DIRECTIONS FOR THIS TASK: Write down each entry again, exactly as it reads.

━━━━━ PROVIDED RECORDS

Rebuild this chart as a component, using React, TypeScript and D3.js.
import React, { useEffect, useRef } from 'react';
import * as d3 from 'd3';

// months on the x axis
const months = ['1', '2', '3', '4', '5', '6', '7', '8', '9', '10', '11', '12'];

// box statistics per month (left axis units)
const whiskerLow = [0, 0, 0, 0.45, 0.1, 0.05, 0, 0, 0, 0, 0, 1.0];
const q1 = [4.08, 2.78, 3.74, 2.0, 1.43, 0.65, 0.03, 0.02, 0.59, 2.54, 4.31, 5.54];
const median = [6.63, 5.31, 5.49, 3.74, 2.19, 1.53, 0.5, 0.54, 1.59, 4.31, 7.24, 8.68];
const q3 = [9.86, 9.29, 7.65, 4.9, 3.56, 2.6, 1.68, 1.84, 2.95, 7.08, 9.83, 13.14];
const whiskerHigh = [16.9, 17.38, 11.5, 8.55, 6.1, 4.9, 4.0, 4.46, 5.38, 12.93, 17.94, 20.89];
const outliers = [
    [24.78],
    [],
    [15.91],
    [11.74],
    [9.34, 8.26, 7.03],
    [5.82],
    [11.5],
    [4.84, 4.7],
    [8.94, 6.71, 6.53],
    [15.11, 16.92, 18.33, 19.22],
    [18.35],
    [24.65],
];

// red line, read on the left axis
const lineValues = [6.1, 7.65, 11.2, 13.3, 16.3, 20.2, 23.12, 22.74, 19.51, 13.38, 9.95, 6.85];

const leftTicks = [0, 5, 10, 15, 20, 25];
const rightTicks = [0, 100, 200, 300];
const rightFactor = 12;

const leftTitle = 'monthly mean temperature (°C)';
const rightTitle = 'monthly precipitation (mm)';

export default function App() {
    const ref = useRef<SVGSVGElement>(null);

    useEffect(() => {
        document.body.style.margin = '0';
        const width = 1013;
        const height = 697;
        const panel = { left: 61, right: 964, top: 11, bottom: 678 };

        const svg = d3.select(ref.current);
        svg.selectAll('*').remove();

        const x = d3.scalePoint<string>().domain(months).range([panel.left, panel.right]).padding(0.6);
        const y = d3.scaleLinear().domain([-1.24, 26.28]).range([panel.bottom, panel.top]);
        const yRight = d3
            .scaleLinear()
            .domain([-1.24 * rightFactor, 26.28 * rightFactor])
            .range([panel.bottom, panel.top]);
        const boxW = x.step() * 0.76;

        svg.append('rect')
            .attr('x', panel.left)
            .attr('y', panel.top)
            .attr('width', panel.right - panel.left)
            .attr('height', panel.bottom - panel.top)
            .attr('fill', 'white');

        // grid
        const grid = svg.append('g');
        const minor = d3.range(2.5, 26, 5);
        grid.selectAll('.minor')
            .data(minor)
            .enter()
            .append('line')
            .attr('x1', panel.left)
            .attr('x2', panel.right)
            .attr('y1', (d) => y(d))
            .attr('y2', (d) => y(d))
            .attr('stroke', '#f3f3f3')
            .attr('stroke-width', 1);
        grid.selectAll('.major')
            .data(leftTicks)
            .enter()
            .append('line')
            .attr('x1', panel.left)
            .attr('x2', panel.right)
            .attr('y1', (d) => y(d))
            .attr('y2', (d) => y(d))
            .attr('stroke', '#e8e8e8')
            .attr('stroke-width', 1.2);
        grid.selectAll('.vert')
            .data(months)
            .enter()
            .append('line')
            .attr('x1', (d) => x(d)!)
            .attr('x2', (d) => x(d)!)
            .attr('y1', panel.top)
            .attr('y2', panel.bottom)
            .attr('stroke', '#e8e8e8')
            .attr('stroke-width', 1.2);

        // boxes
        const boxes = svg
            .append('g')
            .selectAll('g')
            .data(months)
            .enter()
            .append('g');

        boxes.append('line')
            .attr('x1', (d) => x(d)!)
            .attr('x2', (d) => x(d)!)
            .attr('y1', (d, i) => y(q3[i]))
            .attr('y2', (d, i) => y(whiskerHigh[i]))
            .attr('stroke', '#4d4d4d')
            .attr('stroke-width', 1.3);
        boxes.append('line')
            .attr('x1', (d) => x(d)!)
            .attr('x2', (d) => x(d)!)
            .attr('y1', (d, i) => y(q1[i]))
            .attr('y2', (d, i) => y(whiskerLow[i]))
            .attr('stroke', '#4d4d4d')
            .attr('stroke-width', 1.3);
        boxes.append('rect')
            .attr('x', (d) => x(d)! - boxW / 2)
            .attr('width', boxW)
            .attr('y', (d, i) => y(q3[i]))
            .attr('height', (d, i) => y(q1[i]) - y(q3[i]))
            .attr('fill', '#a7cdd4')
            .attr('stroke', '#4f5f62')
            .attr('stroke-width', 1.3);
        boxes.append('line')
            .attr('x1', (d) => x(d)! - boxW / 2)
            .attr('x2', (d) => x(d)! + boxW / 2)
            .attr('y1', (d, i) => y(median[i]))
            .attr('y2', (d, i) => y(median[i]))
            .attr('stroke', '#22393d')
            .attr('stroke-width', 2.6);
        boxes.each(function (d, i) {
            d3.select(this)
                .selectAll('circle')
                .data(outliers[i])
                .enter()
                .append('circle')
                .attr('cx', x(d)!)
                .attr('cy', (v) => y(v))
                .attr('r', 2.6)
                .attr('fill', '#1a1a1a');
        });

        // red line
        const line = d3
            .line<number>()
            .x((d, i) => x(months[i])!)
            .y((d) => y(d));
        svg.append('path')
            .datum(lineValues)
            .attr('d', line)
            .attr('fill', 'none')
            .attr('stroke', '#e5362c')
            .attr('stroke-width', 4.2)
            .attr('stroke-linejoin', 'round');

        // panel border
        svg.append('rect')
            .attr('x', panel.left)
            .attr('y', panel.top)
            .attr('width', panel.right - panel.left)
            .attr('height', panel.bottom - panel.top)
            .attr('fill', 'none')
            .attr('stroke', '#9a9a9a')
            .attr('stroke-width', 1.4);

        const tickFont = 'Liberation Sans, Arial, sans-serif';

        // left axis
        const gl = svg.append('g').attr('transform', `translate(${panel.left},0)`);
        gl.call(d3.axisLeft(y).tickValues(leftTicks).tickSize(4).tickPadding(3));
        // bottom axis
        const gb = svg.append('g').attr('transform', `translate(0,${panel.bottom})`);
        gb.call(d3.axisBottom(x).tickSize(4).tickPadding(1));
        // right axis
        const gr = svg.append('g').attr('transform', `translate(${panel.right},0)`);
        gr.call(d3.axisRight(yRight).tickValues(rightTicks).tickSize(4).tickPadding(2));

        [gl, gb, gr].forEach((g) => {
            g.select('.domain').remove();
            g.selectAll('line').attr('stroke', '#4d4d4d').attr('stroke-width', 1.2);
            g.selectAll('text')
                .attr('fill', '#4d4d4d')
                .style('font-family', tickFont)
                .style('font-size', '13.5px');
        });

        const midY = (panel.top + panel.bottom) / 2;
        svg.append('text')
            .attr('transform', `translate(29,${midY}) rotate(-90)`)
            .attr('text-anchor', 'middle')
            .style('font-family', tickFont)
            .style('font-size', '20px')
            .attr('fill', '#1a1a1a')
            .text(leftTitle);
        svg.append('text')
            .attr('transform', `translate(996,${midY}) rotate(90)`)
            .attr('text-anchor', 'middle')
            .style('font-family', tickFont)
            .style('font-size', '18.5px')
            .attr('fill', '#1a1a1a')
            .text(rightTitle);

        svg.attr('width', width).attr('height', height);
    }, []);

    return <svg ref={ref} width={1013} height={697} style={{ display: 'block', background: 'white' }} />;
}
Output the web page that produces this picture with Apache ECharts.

━━━━━━━━━━

RESPONSE:
Rebuild this chart as a component, using React, TypeScript and D3.js.
import React, { useEffect, useRef } from 'react';
import * as d3 from 'd3';

// months on the x axis
const months = ['1', '2', '3', '4', '5', '6', '7', '8', '9', '10', '11', '12'];

// box statistics per month (left axis units)
const whiskerLow = [0, 0, 0, 0.45, 0.1, 0.05, 0, 0, 0, 0, 0, 1.0];
const q1 = [4.08, 2.78, 3.74, 2.0, 1.43, 0.65, 0.03, 0.02, 0.59, 2.54, 4.31, 5.54];
const median = [6.63, 5.31, 5.49, 3.74, 2.19, 1.53, 0.5, 0.54, 1.59, 4.31, 7.24, 8.68];
const q3 = [9.86, 9.29, 7.65, 4.9, 3.56, 2.6, 1.68, 1.84, 2.95, 7.08, 9.83, 13.14];
const whiskerHigh = [16.9, 17.38, 11.5, 8.55, 6.1, 4.9, 4.0, 4.46, 5.38, 12.93, 17.94, 20.89];
const outliers = [
    [24.78],
    [],
    [15.91],
    [11.74],
    [9.34, 8.26, 7.03],
    [5.82],
    [11.5],
    [4.84, 4.7],
    [8.94, 6.71, 6.53],
    [15.11, 16.92, 18.33, 19.22],
    [18.35],
    [24.65],
];

// red line, read on the left axis
const lineValues = [6.1, 7.65, 11.2, 13.3, 16.3, 20.2, 23.12, 22.74, 19.51, 13.38, 9.95, 6.85];

const leftTicks = [0, 5, 10, 15, 20, 25];
const rightTicks = [0, 100, 200, 300];
const rightFactor = 12;

const leftTitle = 'monthly mean temperature (°C)';
const rightTitle = 'monthly precipitation (mm)';

export default function App() {
    const ref = useRef<SVGSVGElement>(null);

    useEffect(() => {
        document.body.style.margin = '0';
        const width = 1013;
        const height = 697;
        const panel = { left: 61, right: 964, top: 11, bottom: 678 };

        const svg = d3.select(ref.current);
        svg.selectAll('*').remove();

        const x = d3.scalePoint<string>().domain(months).range([panel.left, panel.right]).padding(0.6);
        const y = d3.scaleLinear().domain([-1.24, 26.28]).range([panel.bottom, panel.top]);
        const yRight = d3
            .scaleLinear()
            .domain([-1.24 * rightFactor, 26.28 * rightFactor])
            .range([panel.bottom, panel.top]);
        const boxW = x.step() * 0.76;

        svg.append('rect')
            .attr('x', panel.left)
            .attr('y', panel.top)
            .attr('width', panel.right - panel.left)
            .attr('height', panel.bottom - panel.top)
            .attr('fill', 'white');

        // grid
        const grid = svg.append('g');
        const minor = d3.range(2.5, 26, 5);
        grid.selectAll('.minor')
            .data(minor)
            .enter()
            .append('line')
            .attr('x1', panel.left)
            .attr('x2', panel.right)
            .attr('y1', (d) => y(d))
            .attr('y2', (d) => y(d))
            .attr('stroke', '#f3f3f3')
            .attr('stroke-width', 1);
        grid.selectAll('.major')
            .data(leftTicks)
            .enter()
            .append('line')
            .attr('x1', panel.left)
            .attr('x2', panel.right)
            .attr('y1', (d) => y(d))
            .attr('y2', (d) => y(d))
            .attr('stroke', '#e8e8e8')
            .attr('stroke-width', 1.2);
        grid.selectAll('.vert')
            .data(months)
            .enter()
            .append('line')
            .attr('x1', (d) => x(d)!)
            .attr('x2', (d) => x(d)!)
            .attr('y1', panel.top)
            .attr('y2', panel.bottom)
            .attr('stroke', '#e8e8e8')
            .attr('stroke-width', 1.2);

        // boxes
        const boxes = svg
            .append('g')
            .selectAll('g')
            .data(months)
            .enter()
            .append('g');

        boxes.append('line')
            .attr('x1', (d) => x(d)!)
            .attr('x2', (d) => x(d)!)
            .attr('y1', (d, i) => y(q3[i]))
            .attr('y2', (d, i) => y(whiskerHigh[i]))
            .attr('stroke', '#4d4d4d')
            .attr('stroke-width', 1.3);
        boxes.append('line')
            .attr('x1', (d) => x(d)!)
            .attr('x2', (d) => x(d)!)
            .attr('y1', (d, i) => y(q1[i]))
            .attr('y2', (d, i) => y(whiskerLow[i]))
            .attr('stroke', '#4d4d4d')
            .attr('stroke-width', 1.3);
        boxes.append('rect')
            .attr('x', (d) => x(d)! - boxW / 2)
            .attr('width', boxW)
            .attr('y', (d, i) => y(q3[i]))
            .attr('height', (d, i) => y(q1[i]) - y(q3[i]))
            .attr('fill', '#a7cdd4')
            .attr('stroke', '#4f5f62')
            .attr('stroke-width', 1.3);
        boxes.append('line')
            .attr('x1', (d) => x(d)! - boxW / 2)
            .attr('x2', (d) => x(d)! + boxW / 2)
            .attr('y1', (d, i) => y(median[i]))
            .attr('y2', (d, i) => y(median[i]))
            .attr('stroke', '#22393d')
            .attr('stroke-width', 2.6);
        boxes.each(function (d, i) {
            d3.select(this)
                .selectAll('circle')
                .data(outliers[i])
                .enter()
                .append('circle')
                .attr('cx', x(d)!)
                .attr('cy', (v) => y(v))
                .attr('r', 2.6)
                .attr('fill', '#1a1a1a');
        });

        // red line
        const line = d3
            .line<number>()
            .x((d, i) => x(months[i])!)
            .y((d) => y(d));
        svg.append('path')
            .datum(lineValues)
            .attr('d', line)
            .attr('fill', 'none')
            .attr('stroke', '#e5362c')
            .attr('stroke-width', 4.2)
            .attr('stroke-linejoin', 'round');

        // panel border
        svg.append('rect')
            .attr('x', panel.left)
            .attr('y', panel.top)
            .attr('width', panel.right - panel.left)
            .attr('height', panel.bottom - panel.top)
            .attr('fill', 'none')
            .attr('stroke', '#9a9a9a')
            .attr('stroke-width', 1.4);

        const tickFont = 'Liberation Sans, Arial, sans-serif';

        // left axis
        const gl = svg.append('g').attr('transform', `translate(${panel.left},0)`);
        gl.call(d3.axisLeft(y).tickValues(leftTicks).tickSize(4).tickPadding(3));
        // bottom axis
        const gb = svg.append('g').attr('transform', `translate(0,${panel.bottom})`);
        gb.call(d3.axisBottom(x).tickSize(4).tickPadding(1));
        // right axis
        const gr = svg.append('g').attr('transform', `translate(${panel.right},0)`);
        gr.call(d3.axisRight(yRight).tickValues(rightTicks).tickSize(4).tickPadding(2));

        [gl, gb, gr].forEach((g) => {
            g.select('.domain').remove();
            g.selectAll('line').attr('stroke', '#4d4d4d').attr('stroke-width', 1.2);
            g.selectAll('text')
                .attr('fill', '#4d4d4d')
                .style('font-family', tickFont)
                .style('font-size', '13.5px');
        });

        const midY = (panel.top + panel.bottom) / 2;
        svg.append('text')
            .attr('transform', `translate(29,${midY}) rotate(-90)`)
            .attr('text-anchor', 'middle')
            .style('font-family', tickFont)
            .style('font-size', '20px')
            .attr('fill', '#1a1a1a')
            .text(leftTitle);
        svg.append('text')
            .attr('transform', `translate(996,${midY}) rotate(90)`)
            .attr('text-anchor', 'middle')
            .style('font-family', tickFont)
            .style('font-size', '18.5px')
            .attr('fill', '#1a1a1a')
            .text(rightTitle);

        svg.attr('width', width).attr('height', height);
    }, []);

    return <svg ref={ref} width={1013} height={697} style={{ display: 'block', background: 'white' }} />;
}
Output the web page that produces this picture with Apache ECharts.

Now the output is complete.